↓↓↓

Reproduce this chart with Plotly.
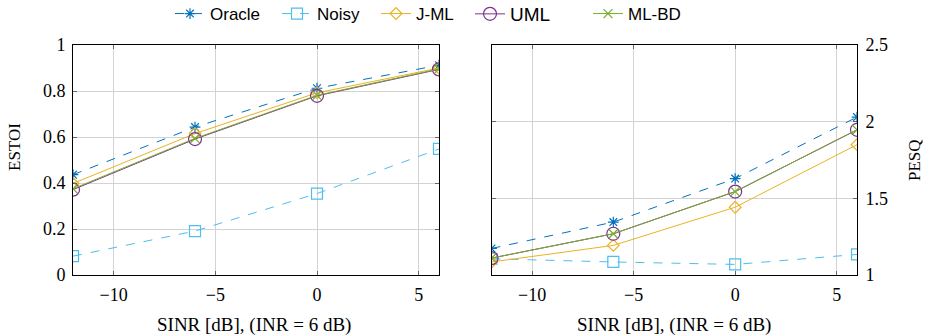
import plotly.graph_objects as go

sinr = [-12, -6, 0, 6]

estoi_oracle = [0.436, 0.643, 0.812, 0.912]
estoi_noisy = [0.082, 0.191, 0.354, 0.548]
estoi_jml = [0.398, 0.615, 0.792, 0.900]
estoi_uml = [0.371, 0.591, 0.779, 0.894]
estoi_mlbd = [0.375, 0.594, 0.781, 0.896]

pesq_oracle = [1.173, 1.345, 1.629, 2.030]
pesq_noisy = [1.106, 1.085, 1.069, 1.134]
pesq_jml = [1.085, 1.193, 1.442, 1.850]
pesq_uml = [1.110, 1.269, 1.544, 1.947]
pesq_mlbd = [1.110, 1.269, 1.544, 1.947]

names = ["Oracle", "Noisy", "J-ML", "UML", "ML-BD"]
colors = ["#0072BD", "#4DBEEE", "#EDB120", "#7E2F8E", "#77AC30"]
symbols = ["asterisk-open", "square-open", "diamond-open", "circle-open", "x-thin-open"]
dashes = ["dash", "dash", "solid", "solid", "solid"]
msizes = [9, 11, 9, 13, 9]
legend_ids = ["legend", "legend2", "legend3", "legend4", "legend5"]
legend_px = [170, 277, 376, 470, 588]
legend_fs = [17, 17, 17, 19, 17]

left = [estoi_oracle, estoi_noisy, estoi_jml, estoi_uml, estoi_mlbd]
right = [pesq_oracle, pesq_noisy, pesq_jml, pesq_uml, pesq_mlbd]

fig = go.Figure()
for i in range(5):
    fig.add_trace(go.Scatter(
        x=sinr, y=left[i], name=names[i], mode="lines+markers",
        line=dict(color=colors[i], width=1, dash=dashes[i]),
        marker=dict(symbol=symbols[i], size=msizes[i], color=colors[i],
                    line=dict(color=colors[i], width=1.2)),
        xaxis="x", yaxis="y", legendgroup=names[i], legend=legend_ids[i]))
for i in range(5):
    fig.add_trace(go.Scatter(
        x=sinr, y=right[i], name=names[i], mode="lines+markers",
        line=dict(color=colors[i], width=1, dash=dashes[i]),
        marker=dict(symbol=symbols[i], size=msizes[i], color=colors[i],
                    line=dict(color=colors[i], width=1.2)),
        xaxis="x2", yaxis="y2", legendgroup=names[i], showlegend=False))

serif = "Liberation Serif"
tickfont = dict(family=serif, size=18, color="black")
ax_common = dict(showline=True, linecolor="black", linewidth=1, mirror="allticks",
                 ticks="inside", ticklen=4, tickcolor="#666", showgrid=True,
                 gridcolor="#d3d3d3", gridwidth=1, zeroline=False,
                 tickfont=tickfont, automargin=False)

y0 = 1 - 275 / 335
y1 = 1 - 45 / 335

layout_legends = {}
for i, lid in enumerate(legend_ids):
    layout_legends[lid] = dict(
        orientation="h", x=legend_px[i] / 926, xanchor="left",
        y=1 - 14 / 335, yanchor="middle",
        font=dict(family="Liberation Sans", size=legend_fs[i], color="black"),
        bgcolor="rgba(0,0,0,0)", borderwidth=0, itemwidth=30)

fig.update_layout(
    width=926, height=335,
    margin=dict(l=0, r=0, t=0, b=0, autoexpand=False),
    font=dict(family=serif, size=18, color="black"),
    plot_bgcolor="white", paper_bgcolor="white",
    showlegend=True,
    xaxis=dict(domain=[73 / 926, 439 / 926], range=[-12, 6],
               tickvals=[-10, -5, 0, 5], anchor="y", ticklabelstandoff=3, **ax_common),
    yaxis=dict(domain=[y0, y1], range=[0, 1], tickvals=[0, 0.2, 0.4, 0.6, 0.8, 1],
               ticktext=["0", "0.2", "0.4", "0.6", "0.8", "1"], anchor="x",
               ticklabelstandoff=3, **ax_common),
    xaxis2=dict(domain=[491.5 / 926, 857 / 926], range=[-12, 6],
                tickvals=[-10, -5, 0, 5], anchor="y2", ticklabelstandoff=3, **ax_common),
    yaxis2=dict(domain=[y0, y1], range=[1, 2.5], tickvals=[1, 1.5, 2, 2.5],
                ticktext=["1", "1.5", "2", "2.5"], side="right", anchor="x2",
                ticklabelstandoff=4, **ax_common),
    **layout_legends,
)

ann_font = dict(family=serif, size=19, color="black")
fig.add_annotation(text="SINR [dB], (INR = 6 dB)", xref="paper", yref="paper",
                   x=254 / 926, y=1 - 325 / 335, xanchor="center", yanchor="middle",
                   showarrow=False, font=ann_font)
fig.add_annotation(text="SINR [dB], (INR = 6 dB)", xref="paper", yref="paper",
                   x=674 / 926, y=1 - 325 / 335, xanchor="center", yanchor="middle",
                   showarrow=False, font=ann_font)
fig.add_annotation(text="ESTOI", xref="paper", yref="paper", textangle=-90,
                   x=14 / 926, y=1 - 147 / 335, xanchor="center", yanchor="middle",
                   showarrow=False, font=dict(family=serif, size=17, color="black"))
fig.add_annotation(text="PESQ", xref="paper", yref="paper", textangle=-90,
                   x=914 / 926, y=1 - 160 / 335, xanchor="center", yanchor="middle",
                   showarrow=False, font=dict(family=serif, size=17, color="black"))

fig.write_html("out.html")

↑↑↑

• Problem statement:
Only the lines from the start of the material through the line containing "estoi_mlbd = [0.375, 0.594, 0.781, 0.896]" should be transcribed. Pictures stay out.

• Written response:
Reproduce this chart with Plotly.
import plotly.graph_objects as go

sinr = [-12, -6, 0, 6]

estoi_oracle = [0.436, 0.643, 0.812, 0.912]
estoi_noisy = [0.082, 0.191, 0.354, 0.548]
estoi_jml = [0.398, 0.615, 0.792, 0.900]
estoi_uml = [0.371, 0.591, 0.779, 0.894]
estoi_mlbd = [0.375, 0.594, 0.781, 0.896]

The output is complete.